Following this strategic review, the number of regions will be reduced from four to three, and the number of business units from 16 to 12, while also accelerating the company’s market exit plans.
BAT’s new structure will consist of three regions: USA (Reynolds American Inc.), Americas & Europe (AME) and Asia Pacific, Middle East & Africa (APMEA).
CEO Jack Bowles commented: “As our transformation journey towards our strategic milestones gathers pace, we need to further sharpen our operating model, streamline our business to drive agility, and continue to enhance organisational capabilities. As part of our commitment to building A Better Tomorrow, the changes we have announced today will drive increased focus, accelerate our transformation and fuel growth as we strengthen the foundations of our future as a category-led enterprise.”
In addition, two new management board roles will be created in order to ensure clarity of ownership, accountability and focus: chief transformation officer and director, combustibles.
Johan Vandermeulen, currently regional director, Europe, will be appointed to the new role of chief transformation officer.

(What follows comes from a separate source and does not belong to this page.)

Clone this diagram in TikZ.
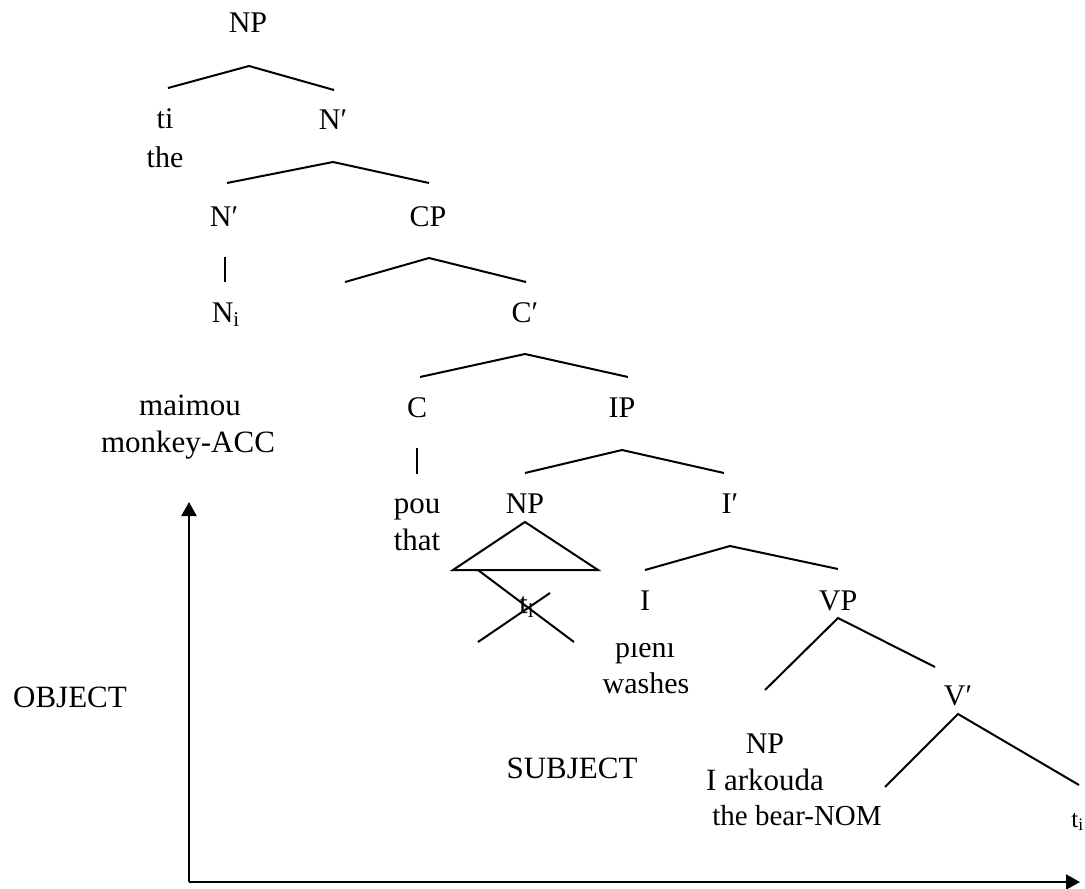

Luciano Comin, regional director, Americas & Sub-Saharan Africa, will be appointed to the new role of director, combustibles.
On the markets this morning, the FTSE 100 has dropped 0.5% back to 7,742.8pts after the IMF downgraded UK growth prospects for 2023.
Pets at Home has jumped 11.8% on this morning’s news to 370.6p, while THG is up 6.8% to 58.1p and AG Barr 3.6% to 545.7p.
Yesterday in the City
The FTSE 100 opened the week up 0.3% to 7,784.9pts.
Risers yesterday included Fever-Tree, up 5.4% to 1,096 after last week’s losses, Greencore, up 5.1% to 78.6p, Reckitt Benckiser, up 2.5% to 5,726p, Naked Wines, up 2.5% to 126.1p, and Kerry Group, up 2.4% to €86.03.
Sainsbury’s was up a further 4.1% to 262.8p following Friday’s gains after Bestway bought a 3.5% chunk of shares for almost £200m in the supermarket.
The day’s fallers included Virgin Wines, down 3.6% to 54p, THG, down 1.6% to 54.4, Ocado, down 1% to 682.4p, Bakkavor, down 0.9% to 116p and SSP Group, down 0.9% to 258.1p.